» **TASK DETAILS**: Write out the material exactly. Do not include the pictures.

****************************************

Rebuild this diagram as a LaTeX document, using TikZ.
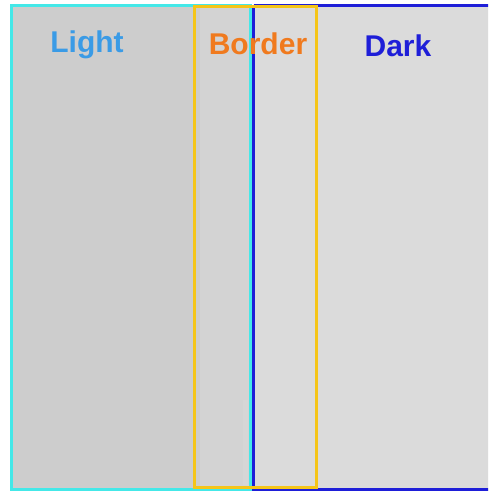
\documentclass[tikz,border=0pt]{standalone}
\usepackage{fontspec}
\setmainfont{Liberation Sans}
\usepackage{tikz}
\usepackage{xcolor}
\definecolor{lightgray1}{HTML}{CDCDCD}
\definecolor{lightgray2}{HTML}{DBDBDB}
\definecolor{lightcyan}{HTML}{44E8E8}
\definecolor{darkblue}{HTML}{1E1ED8}
\definecolor{bordergold}{HTML}{F5C518}
\definecolor{lightlabel}{HTML}{3A9BE6}
\definecolor{borderlabel}{HTML}{F07A1E}

\tikzset{
    regionlabel/.style={anchor=base,font=\fontsize{15}{18}\selectfont\bfseries,inner sep=0pt}
}

\begin{document}
\begin{tikzpicture}[x=0.5pt,y=-0.5pt]
    \useasboundingbox (0,0) rectangle (488,491);
    \clip (0,0) rectangle (488,491);
    \fill[lightgray1] (11,5) rectangle (252,495);
    \fill[lightgray2] (252,5) rectangle (495,495);
    \fill[lightgray1!60!lightgray2] (200,5) rectangle (252,495);
    \fill[gray!30,opacity=0.5] (243,400) rectangle (248,485);
    \draw[line width=1.3pt,darkblue] (253.5,5.5)--(495,5.5);
    \draw[line width=1.3pt,darkblue] (253.5,5.5)--(253.5,489.5)--(495,489.5);
    \draw[line width=1.3pt,lightcyan] (11.5,5.5) rectangle (250.5,489.5);
    \draw[line width=1.4pt,bordergold] (194.5,6.5) rectangle (316.5,487.5);
    \node[regionlabel,lightlabel] (light) at (87,53) {Light};
    \node[regionlabel,borderlabel] (border) at (258,55) {Border};
    \node[regionlabel,darkblue] (dark) at (398,57) {Dark};
\end{tikzpicture}
\end{document}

****************************************

» **RESPONSE TO THE EXERCISE**:
Rebuild this diagram as a LaTeX document, using TikZ.
\documentclass[tikz,border=0pt]{standalone}
\usepackage{fontspec}
\setmainfont{Liberation Sans}
\usepackage{tikz}
\usepackage{xcolor}
\definecolor{lightgray1}{HTML}{CDCDCD}
\definecolor{lightgray2}{HTML}{DBDBDB}
\definecolor{lightcyan}{HTML}{44E8E8}
\definecolor{darkblue}{HTML}{1E1ED8}
\definecolor{bordergold}{HTML}{F5C518}
\definecolor{lightlabel}{HTML}{3A9BE6}
\definecolor{borderlabel}{HTML}{F07A1E}

\tikzset{
    regionlabel/.style={anchor=base,font=\fontsize{15}{18}\selectfont\bfseries,inner sep=0pt}
}

\begin{document}
\begin{tikzpicture}[x=0.5pt,y=-0.5pt]
    \useasboundingbox (0,0) rectangle (488,491);
    \clip (0,0) rectangle (488,491);
    \fill[lightgray1] (11,5) rectangle (252,495);
    \fill[lightgray2] (252,5) rectangle (495,495);
    \fill[lightgray1!60!lightgray2] (200,5) rectangle (252,495);
    \fill[gray!30,opacity=0.5] (243,400) rectangle (248,485);
    \draw[line width=1.3pt,darkblue] (253.5,5.5)--(495,5.5);
    \draw[line width=1.3pt,darkblue] (253.5,5.5)--(253.5,489.5)--(495,489.5);
    \draw[line width=1.3pt,lightcyan] (11.5,5.5) rectangle (250.5,489.5);
    \draw[line width=1.4pt,bordergold] (194.5,6.5) rectangle (316.5,487.5);
    \node[regionlabel,lightlabel] (light) at (87,53) {Light};
    \node[regionlabel,borderlabel] (border) at (258,55) {Border};
    \node[regionlabel,darkblue] (dark) at (398,57) {Dark};
\end{tikzpicture}
\end{document}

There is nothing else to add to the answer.